Ackerman will have to convince his colleagues that the bill won't cost anything; otherwise it will have no chance of passage because it would violate the budget law, which caps federal spending.
* The Government Organization and Employees Amendment, introduced by Rep. Patsy Mink, D-Hawaii, would give all temporary employees FEHB coverage if they have worked for at least one year of the preceding two years.
"I have individuals in my district who have worked for the federal government for 10 years on temporary status," Mink said in introducing the bill. "This is absurd. These people work the same hours as permanent employees, have the same responsibilities as permanent employees, and yet they are denied health care coverage."
She introduced similar legislation last year.
* Clay, chairman of the civil service committee, also has introduced the Federal and Postal Service Employees Occupational Safety and Health Act. This bill would "strengthen the authority to require safe work places for federal and postal service employees."
* Rep. Cardiss Collins, D-Ill., has introduced a bill that would give the Equal Employment Opportunity Commission more power to make agencies comply with civil rights law. It also would allow the commission to summon the head of an agency for questioning if that agency fails to develop a plan for dealing with discrimination.

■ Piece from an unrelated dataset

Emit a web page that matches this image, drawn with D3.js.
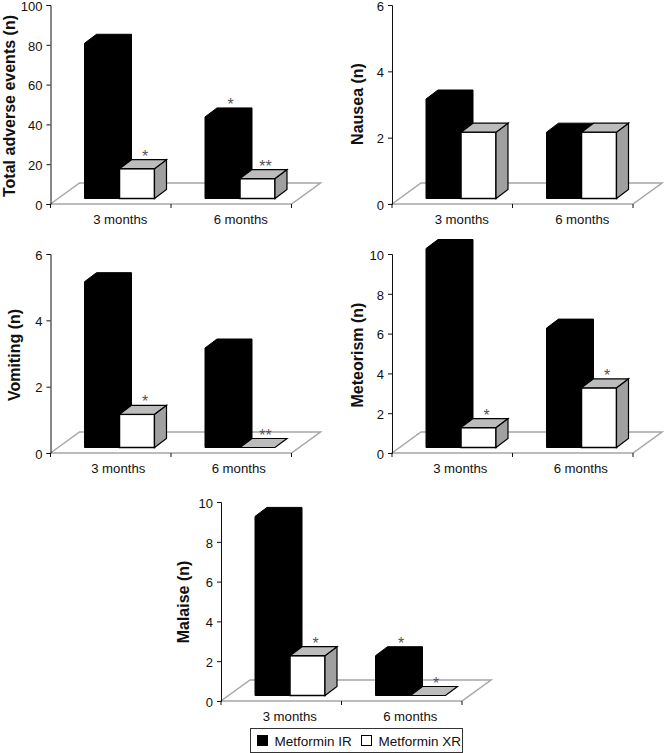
<!DOCTYPE html>
<html>
<head>
<meta charset="utf-8">
<script src="https://cdn.jsdelivr.net/npm/d3@7"></script>
<style>
  body { margin: 0; background: #fff; }
  text { font-family: "Liberation Sans", Arial, sans-serif; fill: #111; }
</style>
</head>
<body>
<svg id="chart" width="664" height="753"></svg>
<script>
var months = ["3 months", "6 months"]
var seriesNames = ["Metformin IR", "Metformin XR"]

// [3 months, 6 months]
var totalIR = [78, 41], totalXR = [15, 10]
var nauseaIR = [3, 2], nauseaXR = [2, 2]
var vomitingIR = [5, 3], vomitingXR = [1, 0]
var meteorismIR = [10, 6], meteorismXR = [1, 3]
var malaiseIR = [9, 2], malaiseXR = [2, 0]

// significance marks, same order
var totalStarsIR = ["", "*"], totalStarsXR = ["*", "**"]
var nauseaStarsIR = ["", ""], nauseaStarsXR = ["", ""]
var vomitingStarsIR = ["", ""], vomitingStarsXR = ["*", "**"]
var meteorismStarsIR = ["", ""], meteorismStarsXR = ["*", "*"]
var malaiseStarsIR = ["", "*"], malaiseStarsXR = ["*", "*"]

var totalTicks = [0, 20, 40, 60, 80, 100]
var sixTicks = [0, 2, 4, 6]
var tenTicks = [0, 2, 4, 6, 8, 10]

var svg = d3.select("#chart")

var plotW = 241, plotH = 199
var depthX = 12, depthY = 9     // 3d offset of the bars
var floorX = 29, floorY = 21    // 3d offset of the floor
var baseGap = 5.5               // bars stand a little above the front edge

function drawPanel(p){
  var g = svg.append("g").attr("transform", "translate(" + p.x + "," + p.y + ")")

  var x = d3.scaleBand().domain(months).range([0, plotW])
  var inner = d3.scaleBand().domain([0, 1]).range([34, 104])
  var y = d3.scaleLinear().domain([0, p.max]).range([plotH, 0])

  // floor
  g.append("path")
    .attr("d", "M0," + plotH + "L" + floorX + "," + (plotH - floorY) + "H" + (plotW + floorX) + "L" + plotW + "," + plotH + "Z")
    .attr("fill", "#fff")
    .attr("stroke", "#a6a6a6")
    .attr("stroke-width", 1.5)

  var yAxis = d3.axisLeft(y).tickValues(p.ticks).tickSize(4).tickPadding(4).tickFormat(d3.format("d"))
  var ya = g.append("g").call(yAxis)
  ya.selectAll("text").style("font-size", "13px").attr("dy", "0.4em")
  ya.selectAll("path, line").attr("stroke", "#111")

  var xAxis = d3.axisBottom(x).tickSize(0).tickPadding(11)
  var xa = g.append("g").attr("transform", "translate(0," + plotH + ")").call(xAxis)
  xa.select("path").remove()
  xa.selectAll("text").style("font-size", "13.2px").attr("x", p.labelDx)

  g.selectAll(".sep").data(d3.range(months.length + 1)).enter().append("line")
    .attr("class", "sep")
    .attr("x1", function(d){ return d * x.step() })
    .attr("x2", function(d){ return d * x.step() })
    .attr("y1", plotH).attr("y2", plotH + 4)
    .attr("stroke", "#111")

  months.forEach(function(m, i){
    [p.ir, p.xr].forEach(function(values, s){
      var left = x(m) + inner(s)
      var w = inner.bandwidth()
      var right = left + w
      var bottom = y(0) - baseGap
      var top = y(values[i]) - baseGap
      var bar = g.append("g")

      if (s == 0){
        bar.append("path")
          .attr("d", "M" + left + "," + bottom + "V" + top + "L" + (left + depthX) + "," + (top - depthY) + "H" + (right + depthX) + "V" + (bottom - depthY) + "L" + right + "," + bottom + "Z")
          .attr("fill", "#000").attr("stroke", "#000")
      } else {
        if (values[i] > 0){
          bar.append("rect")
            .attr("x", left).attr("y", top).attr("width", w).attr("height", bottom - top)
            .attr("fill", "#fff").attr("stroke", "#000").attr("stroke-width", 1.5)
          bar.append("path")
            .attr("d", "M" + right + "," + bottom + "V" + top + "L" + (right + depthX) + "," + (top - depthY) + "V" + (bottom - depthY) + "Z")
            .attr("fill", "#a0a0a0").attr("stroke", "#000").attr("stroke-width", 1.2)
        }
        bar.append("path")
          .attr("d", "M" + left + "," + top + "L" + (left + depthX) + "," + (top - depthY) + "H" + (right + depthX) + "L" + right + "," + top + "Z")
          .attr("fill", "#bcbcbc").attr("stroke", "#000").attr("stroke-width", 1.2)
      }

      var stars = (s == 0 ? p.starsIR : p.starsXR)[i]
      if (stars){
        bar.append("text")
          .attr("x", left + w / 2 + depthX / 2 + 2)
          .attr("y", top - depthY + 2)
          .attr("text-anchor", "middle")
          .style("font-size", "16px")
          .style("fill", "#555")
          .text(stars)
      }
    })
  })

  svg.append("text")
    .attr("transform", "translate(" + p.titleX + "," + p.titleY + ") rotate(-90)")
    .attr("text-anchor", "middle")
    .style("font-size", "16px")
    .style("font-weight", "bold")
    .text(p.title)
}

var panels = [
  {title: "Total adverse events (n)", ir: totalIR, xr: totalXR, starsIR: totalStarsIR, starsXR: totalStarsXR, max: 100, ticks: totalTicks, x: 50.5, y: 5, titleX: 14.5, titleY: 106, labelDx: 9.5},
  {title: "Nausea (n)", ir: nauseaIR, xr: nauseaXR, starsIR: nauseaStarsIR, starsXR: nauseaStarsXR, max: 6, ticks: sixTicks, x: 392, y: 5, titleX: 363, titleY: 104, labelDx: 9.5},
  {title: "Vomiting (n)", ir: vomitingIR, xr: vomitingXR, starsIR: vomitingStarsIR, starsXR: vomitingStarsXR, max: 6, ticks: sixTicks, x: 50.5, y: 254, titleX: 20, titleY: 355, labelDx: 7.5},
  {title: "Meteorism (n)", ir: meteorismIR, xr: meteorismXR, starsIR: meteorismStarsIR, starsXR: meteorismStarsXR, max: 10, ticks: tenTicks, x: 392, y: 254, titleX: 363, titleY: 355, labelDx: 8},
  {title: "Malaise (n)", ir: malaiseIR, xr: malaiseXR, starsIR: malaiseStarsIR, starsXR: malaiseStarsXR, max: 10, ticks: tenTicks, x: 221, y: 502, titleX: 189, titleY: 602, labelDx: 8.5}
]
panels.forEach(drawPanel)

// legend
var legend = svg.append("g").attr("transform", "translate(250.5,728.5)")
legend.append("rect").attr("width", 212).attr("height", 24).attr("fill", "#fff").attr("stroke", "#333")
var legendX = d3.scaleOrdinal().domain(seriesNames).range([7, 111])
seriesNames.forEach(function(name, i){
  legend.append("rect")
    .attr("x", legendX(name)).attr("y", 7).attr("width", 10).attr("height", 10)
    .attr("fill", i == 0 ? "#000" : "#fff").attr("stroke", "#000")
  legend.append("text")
    .attr("x", legendX(name) + 17).attr("y", 17)
    .style("font-size", "13.5px")
    .text(name)
})
</script>
</body>
</html>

* Rep. Gerald Solomon, R-N.Y., wants to require random drug testing of federal employees, as well as drug tests of all applicants for federal jobs. Solomon has introduced similar bills in the past, but a staffer admitted openly that the two measures won't go anywhere until the Supreme Court rules on the constitutionality of drug testing on people who aren't in security-sensitive or dangerous jobs.
"We're pushing to make it happen because we want courts to take it up," said the staffer, explaining why the legislation was introduced this year.